At the start of this road trip, there were certain things I really wanted to see: Big Bend National Park in Texas, Niagara Falls, Yellowstone; and so far they have all lived up to the hype, though I wasn’t prepared for the heartbreaking poverty in the city of Niagara Falls (60% on welfare!) and we haven’t reached Yellowstone yet. But it’s the things I wasn’t expecting, the things we just happened upon, that are turning out to be the real gems of this trip. Most recently, they include Effigy Mounds National Monument and Pipestone National Monument. Maybe you’ve heard of them. I hadn’t.

Effigy Mounds National Monument is in Iowa, next to the Upper Mississippi river, though the mounds themselves can be seen throughout Eastern United States. They are ancient burial grounds attributed to an ancient people we call, appropriately, the Mound Builders. They thrived for some 5000 years. (1400-750 B.P.) What is known about them is mostly from archeology, from people digging up the mounds, which were created in the shape of bears, birds, turtles, bison, lynx, deer and other animals. What I will tell you about them is this: you could walk right by a mound and never know it. They are subtle, beautiful, and only if you were really paying close attention would you notice the carefully shaped hillocks. (I gather from the air they are much more visible.)

Look closely and see the mounds

Pipestone National Monument in Minnesota is another gem I could have walked right past without understanding its historical and spiritual significance.
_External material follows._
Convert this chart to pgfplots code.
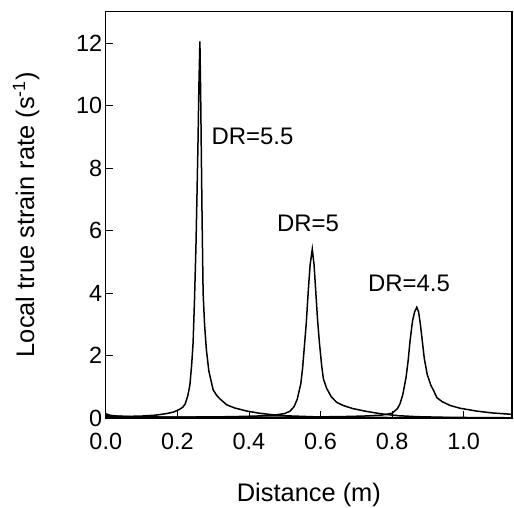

I no doubt would have stopped to snap a photo of the waterfall, maybe even sat down to listen to it, but I would have had no idea that it was, and is, considered sacred ground by many Native Americans due to the vein of soft red stone tucked between layers of the much harder Sioux quartzite. They still quarry there—are the only ones legally allowed to—using only sledge hammers, pry bars, and chisels to get to the stone once considered to be the blood of their ancestors. They use the pipestone to carve into ceremonial pipes. Evidence suggests they have quarried there for 3,000 years. Even enemy tribes laid down their arms and worked side by side. Had it not been a National Monument, I never would have known.

The waterfall at Pipestone

So what other bits of history am I unknowingly treading on? And someday, hundreds or even thousands of years from now, when our descendants start excavating headstones and digging up caskets, will they call us the granite stone people, or the box people? Because let me tell you, on this trip we have passed tons of old graveyards! Or maybe they’ll observe our fracking sites and come to the conclusion that we were a people that worshipped oil.

I did get a chance to visit the gravesites of my two grandmothers, Clifford Sellers Henderson, who is buried in Lexington, Virginia right by Stonewall Jackson, and Mary Margaret Clarkson, buried in Ambler, Pennsylvania. My ancestors. It meant a lot to see these sites, and to remember these two women who I was named after.

But years from now? What will people think?

At the grave of my grandmother, Clifford Sellers Henderson

It may interest you to know, I’m writing this from the Pine Ridge Lakota Reservation in South Dakota. We are staying at Prairie Wind Casino and Hotel. (Only our second time in a hotel.) Electricity! Hot showers! Swimming pool! Hot tub! And, best yet, laundry facilities! Lucky lucky us.

And, as always, don’t forget, live the love. It’s all we’ve got.